At any rate, that night I told my friend, ‘Let’s see who’s better at doing sitting and walking meditation.’ So we agreed, ‘When I do walking meditation, you do sitting meditation; and when I do sitting meditation, you do walking meditation. Let’s see who can last longer.’ When it came my turn to do walking meditation, my friend went to sit in a hut next to the path where I was walking. Not too long afterwards, I heard a loud thud coming from inside the hut, so I stopped to open the window and peek in. Sure enough, there he was, lying on his back with his folded legs sticking up in the air. He had been sitting in full lotus position, gotten sleepy, and had simply fallen backwards and gone to sleep. I was practically dropping off to sleep myself, but had kept going out of the simple desire to win. I felt embarrassed for my friend’s sake—’I’d hate to be in his place,’ I thought—but at the same time was pleased I had won.

All of these things served to teach me a lesson: ‘This is what happens to people who aren’t true in what they do.’

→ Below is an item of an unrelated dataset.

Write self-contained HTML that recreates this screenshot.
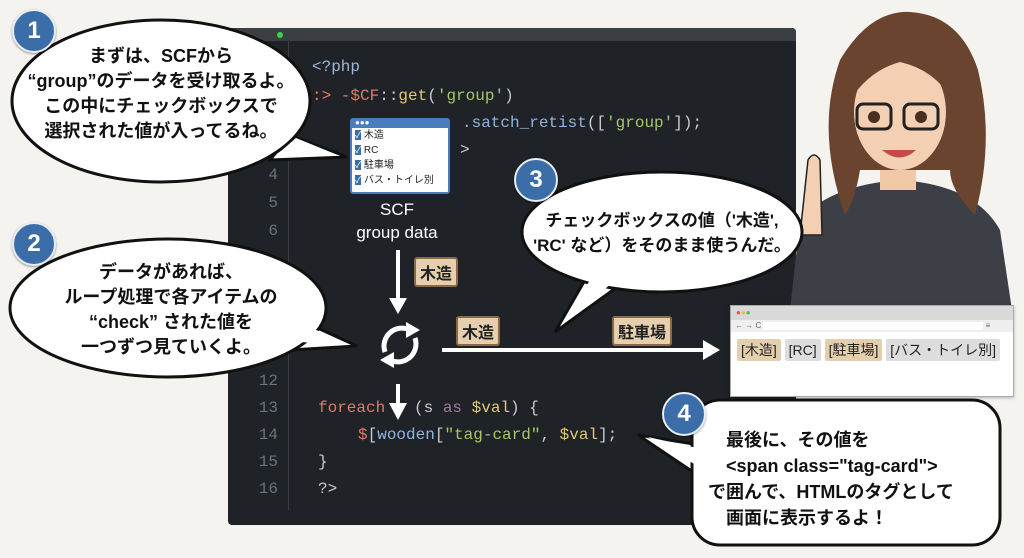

Notice that the lesson isn’t that his self-image was out of control at this point in his training, and now he knows better, or anything like that.
The subtlety which BV talks about at the end of his post is not to do with this point at all, but the rather deeper issue of attachment to an ideal of [non-]attachment.
What I’m saying is this is not a deep issue, nor subtle, and in any case it’s not “attachment” to the ideal that’s the problem, but attachment to everything else that stops one from experiencing what’s ideal.
One's ideals are ultimately anatta, not to be clung to. BV has a lively understanding of the notion of Dhamma as a raft.
You let go at the end, not before. And no one who hasn't attained the goal really has an understanding of the raft simile, because they don't see what exactly they have crossed over until they see it from the other side.